Neither was Zavaleta’s U20 Columbus Crew assistant coach, Jeremy Parkins, until the second game of the team’s playoff run to the USL Super-20 championship.

“We knew he had played forward in the past, and we had him as a defender,” Parkins said. “We thought we needed to generate some more offense in the game.”

The coaches decided to play Zavaleta up top.

“We weren’t sure what he was going to do because we just hadn’t seen him there before,” Parkins said.

Within 15 minutes, Zavaleta had a goal and an assist.

“He changed that game,” Parkins said. “From that point forward, he played as our forward. He was somebody we counted on.”

The team depended on its 6-foot-1-inch, 185-pound forward to lead it to a repeat national title, and he delivered.

“Playing both positions definitely helps,” Zavaleta said. “You kind of know how to make, runs knowing as a defender what you wouldn’t want a forward to do.”

Born into a soccer family with a father and uncle who are in the UCLA Hall of Fame and spent significant time playing in the MLS, Zavaleta grew up with a soccer ball at his feet.

“When I was in second or third grade, I always dribbled a soccer ball around the house, and I was dribbling it up the stairs,” he said. “I ended up tripping over the ball and breaking my arm because I would not give the soccer ball up.”

As a teenager, he spent time playing for the Real Salt Lake, Chivas USA and Columbus Crew academy teams. He spent one year with the guidance of his uncle.
For now, though, Zavaleta’s still trying to figure out his next goal celebration.
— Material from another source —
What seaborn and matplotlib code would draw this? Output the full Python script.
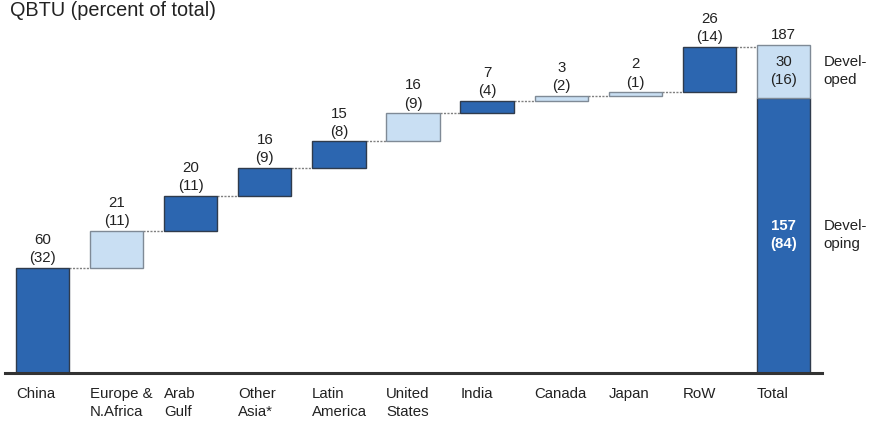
import matplotlib
matplotlib.use("Agg")
import matplotlib.pyplot as plt
import matplotlib.transforms as mtransforms
import seaborn as sns
import pandas as pd
import numpy as np

categories = ["China", "Europe &\nN.Africa", "Arab\nGulf", "Other\nAsia*", "Latin\nAmerica",
              "United\nStates", "India", "Canada", "Japan", "RoW", "Total"]
values = [60, 21, 20, 16, 15, 16, 7, 3, 2, 26]
percents = [32, 11, 11, 9, 8, 9, 4, 2, 1, 14]
developed = [False, True, False, False, False, True, False, True, True, False]
total_value = 187
total_developing = 157
total_developing_pct = 84
total_developed = 30
total_developed_pct = 16

DARK = "#2C66B0"
LIGHT = "#C9DFF3"
FS = 10.8
LS = 1.38

sns.set_theme(style="white")
plt.rcParams["font.family"] = ["Liberation Sans", "DejaVu Sans"]

fig = plt.figure(figsize=(8.69, 4.21), dpi=100)
ax = fig.add_axes([5 / 869, 48 / 421, 817 / 869, 350.8 / 421])

bottoms = list(np.concatenate([[0], np.cumsum(values)[:-1]])) + [0]
heights = values + [total_developing]
df = pd.DataFrame({"cat": categories, "h": heights, "b": bottoms})

sns.barplot(data=df, x="cat", y="h", bottom=df["b"].values, order=categories,
            errorbar=None, width=0.72, color=DARK, ax=ax, linewidth=1, edgecolor="#3b4656")

fills = [LIGHT if d else DARK for d in developed] + [DARK]
for p, c, d in zip(ax.patches, fills, developed + [False]):
    p.set_facecolor(c)
    p.set_edgecolor("#7f8a96" if d else "#2f3b4c")
    p.set_zorder(3)

# developed part of total
ax.bar(len(categories) - 1, total_developed, bottom=total_developing, width=0.72,
       color=LIGHT, edgecolor="#7f8a96", linewidth=1, zorder=3)

# connectors
tops = list(np.cumsum(values))
for i, t in enumerate(tops):
    ax.plot([i + 0.36, i + 1 - 0.36], [t, t], color="#808080", lw=1, ls=(0, (1.5, 1)), zorder=2)

# value labels
for i, (v, pc) in enumerate(zip(values, percents)):
    top = bottoms[i] + v
    ax.annotate(f"{v}\n({pc})", (i, top), xytext=(0, 2), textcoords="offset points",
                ha="center", va="bottom", fontsize=FS, color="#222222", linespacing=LS)

ti = len(categories) - 1
ax.annotate(f"{total_value}", (ti, total_value), xytext=(0, 2), textcoords="offset points",
            ha="center", va="bottom", fontsize=FS, color="#222222")
ax.text(ti, total_developing + total_developed / 2, f"{total_developed}\n({total_developed_pct})",
        ha="center", va="center", fontsize=FS, color="#222222", linespacing=LS)
ax.text(ti, total_developing / 2, f"{total_developing}\n({total_developing_pct})",
        ha="center", va="center", fontsize=FS, color="white", fontweight="bold", linespacing=LS)
ax.text(ti + 0.545, total_developing + total_developed / 2, "Devel-\noped",
        ha="left", va="center", fontsize=FS, color="#222222", linespacing=LS, clip_on=False)
ax.text(ti + 0.545, total_developing / 2, "Devel-\noping",
        ha="left", va="center", fontsize=FS, color="#222222", linespacing=LS, clip_on=False)

# category labels
ax.set_xticks([])
ax.set_xlabel("")
trans = mtransforms.blended_transform_factory(ax.transData, ax.transAxes)
for i, c in enumerate(categories):
    ax.text(i - 0.36, -0.04, c, transform=trans, ha="left", va="top", fontsize=FS,
            color="#222222", linespacing=LS)

ax.set_xlim(-0.506, 10.52)
ax.set_ylim(0, 200)
ax.set_yticks([])
ax.set_ylabel("")
for s in ["top", "right", "left"]:
    ax.spines[s].set_visible(False)
ax.spines["bottom"].set_color("#333333")
ax.spines["bottom"].set_linewidth(2.2)
ax.spines["bottom"].set_zorder(5)

fig.text(10 / 869, 1 - 1 / 421, "QBTU (percent of total)", ha="left", va="top",
         fontsize=14.3, color="#222222")

fig.savefig("out.png", dpi=100)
“I can’t predict,” he said. “Every game’s different, but I’ll predict that I’ll score enough goals for us to win more games, for sure.”

The freshman forward said the cartwheel will come back. His uncle laughed when he heard the news, saying his nephew should enjoy the moment of glory, even if he doesn’t see Zavaleta as the “gymnastics kind of kid.”

“Here’s the golden ticket for him to go up front, to not be stuck in the defending all the time,” Vanney said. “After being a defender, you almost don’t know what to do at times, especially if you’ve been in the back for so long. So, you can definitely make a mess out of the celebration if it’s not something you’re used to doing all the time.”

But Zavaleta is going to score until he gets that cartwheel right.

“I came here to bring the tradition back and win some national championships,” Zavaleta said. “In our program, not winning it in the last 10 or so years is something that we don’t like. We like winning national championships here.”